Charts and diagrams as code:
————

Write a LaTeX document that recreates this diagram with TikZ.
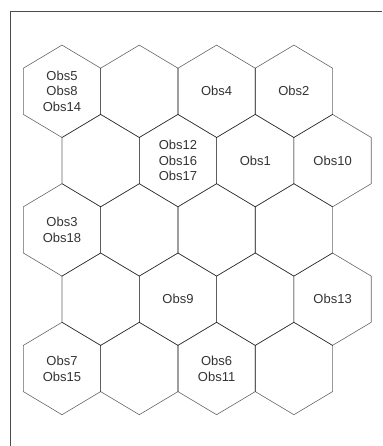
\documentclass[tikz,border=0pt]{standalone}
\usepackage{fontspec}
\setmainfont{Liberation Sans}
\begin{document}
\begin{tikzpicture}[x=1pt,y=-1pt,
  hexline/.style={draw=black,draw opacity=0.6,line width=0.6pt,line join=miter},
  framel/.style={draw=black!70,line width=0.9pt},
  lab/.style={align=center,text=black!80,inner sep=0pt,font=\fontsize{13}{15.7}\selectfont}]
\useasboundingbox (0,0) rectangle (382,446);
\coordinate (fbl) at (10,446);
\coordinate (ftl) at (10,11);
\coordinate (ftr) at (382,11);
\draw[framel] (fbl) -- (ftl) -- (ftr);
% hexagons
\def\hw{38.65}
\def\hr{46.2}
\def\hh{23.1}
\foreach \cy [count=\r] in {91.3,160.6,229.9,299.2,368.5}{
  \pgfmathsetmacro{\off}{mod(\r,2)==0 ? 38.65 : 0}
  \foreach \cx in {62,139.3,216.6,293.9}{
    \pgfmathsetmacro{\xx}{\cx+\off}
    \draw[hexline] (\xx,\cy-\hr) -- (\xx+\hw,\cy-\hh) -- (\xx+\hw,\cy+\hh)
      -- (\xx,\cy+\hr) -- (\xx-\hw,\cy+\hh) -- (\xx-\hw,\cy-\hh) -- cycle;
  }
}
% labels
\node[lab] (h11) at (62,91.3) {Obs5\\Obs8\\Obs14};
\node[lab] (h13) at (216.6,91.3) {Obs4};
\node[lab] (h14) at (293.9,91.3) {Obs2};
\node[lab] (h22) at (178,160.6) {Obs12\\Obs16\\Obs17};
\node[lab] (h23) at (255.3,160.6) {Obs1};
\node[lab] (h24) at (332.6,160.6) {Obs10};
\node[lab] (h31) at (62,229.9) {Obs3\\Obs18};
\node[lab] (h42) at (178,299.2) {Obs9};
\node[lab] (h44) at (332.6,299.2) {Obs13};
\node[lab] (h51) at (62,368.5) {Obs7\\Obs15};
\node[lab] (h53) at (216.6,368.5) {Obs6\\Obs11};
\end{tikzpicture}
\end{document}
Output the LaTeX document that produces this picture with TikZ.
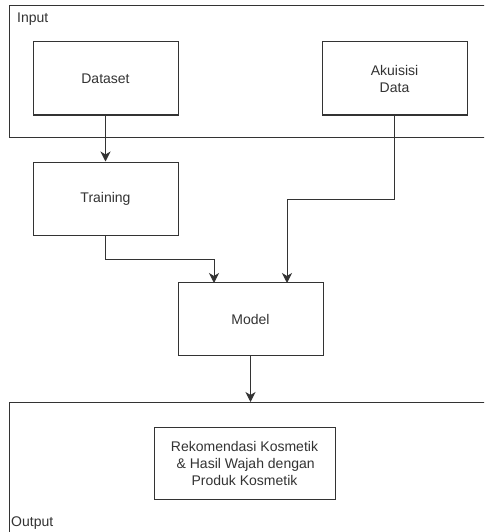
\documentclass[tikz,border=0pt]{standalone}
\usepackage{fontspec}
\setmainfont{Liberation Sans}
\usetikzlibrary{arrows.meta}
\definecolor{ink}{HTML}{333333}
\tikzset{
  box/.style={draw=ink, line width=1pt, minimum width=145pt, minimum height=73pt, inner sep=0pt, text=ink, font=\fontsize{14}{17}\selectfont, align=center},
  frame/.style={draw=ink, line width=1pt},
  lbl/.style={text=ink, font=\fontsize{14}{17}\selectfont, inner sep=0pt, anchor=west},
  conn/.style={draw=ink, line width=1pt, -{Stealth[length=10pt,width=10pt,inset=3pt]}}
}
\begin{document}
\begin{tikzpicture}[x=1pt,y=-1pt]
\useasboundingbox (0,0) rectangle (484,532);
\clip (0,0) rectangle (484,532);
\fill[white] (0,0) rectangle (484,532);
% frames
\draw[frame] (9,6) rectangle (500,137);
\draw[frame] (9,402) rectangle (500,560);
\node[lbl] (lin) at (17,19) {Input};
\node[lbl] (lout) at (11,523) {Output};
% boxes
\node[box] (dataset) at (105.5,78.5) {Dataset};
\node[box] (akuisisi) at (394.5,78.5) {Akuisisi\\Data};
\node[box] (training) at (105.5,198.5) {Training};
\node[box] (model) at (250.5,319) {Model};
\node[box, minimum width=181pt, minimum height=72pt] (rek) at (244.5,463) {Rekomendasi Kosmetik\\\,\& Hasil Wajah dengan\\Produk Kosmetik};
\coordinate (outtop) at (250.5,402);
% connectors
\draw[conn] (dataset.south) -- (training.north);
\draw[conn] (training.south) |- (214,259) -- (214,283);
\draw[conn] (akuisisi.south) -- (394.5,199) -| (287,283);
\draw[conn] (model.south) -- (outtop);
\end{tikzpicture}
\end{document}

————

Your instructions:
Pictures are not part of the copy; reproduce exactly and only the lines from the line containing "Output the LaTeX" through the end of the listing.

Written answer:
Output the LaTeX document that produces this picture with TikZ.
\documentclass[tikz,border=0pt]{standalone}
\usepackage{fontspec}
\setmainfont{Liberation Sans}
\usetikzlibrary{arrows.meta}
\definecolor{ink}{HTML}{333333}
\tikzset{
  box/.style={draw=ink, line width=1pt, minimum width=145pt, minimum height=73pt, inner sep=0pt, text=ink, font=\fontsize{14}{17}\selectfont, align=center},
  frame/.style={draw=ink, line width=1pt},
  lbl/.style={text=ink, font=\fontsize{14}{17}\selectfont, inner sep=0pt, anchor=west},
  conn/.style={draw=ink, line width=1pt, -{Stealth[length=10pt,width=10pt,inset=3pt]}}
}
\begin{document}
\begin{tikzpicture}[x=1pt,y=-1pt]
\useasboundingbox (0,0) rectangle (484,532);
\clip (0,0) rectangle (484,532);
\fill[white] (0,0) rectangle (484,532);
% frames
\draw[frame] (9,6) rectangle (500,137);
\draw[frame] (9,402) rectangle (500,560);
\node[lbl] (lin) at (17,19) {Input};
\node[lbl] (lout) at (11,523) {Output};
% boxes
\node[box] (dataset) at (105.5,78.5) {Dataset};
\node[box] (akuisisi) at (394.5,78.5) {Akuisisi\\Data};
\node[box] (training) at (105.5,198.5) {Training};
\node[box] (model) at (250.5,319) {Model};
\node[box, minimum width=181pt, minimum height=72pt] (rek) at (244.5,463) {Rekomendasi Kosmetik\\\,\& Hasil Wajah dengan\\Produk Kosmetik};
\coordinate (outtop) at (250.5,402);
% connectors
\draw[conn] (dataset.south) -- (training.north);
\draw[conn] (training.south) |- (214,259) -- (214,283);
\draw[conn] (akuisisi.south) -- (394.5,199) -| (287,283);
\draw[conn] (model.south) -- (outtop);
\end{tikzpicture}
\end{document}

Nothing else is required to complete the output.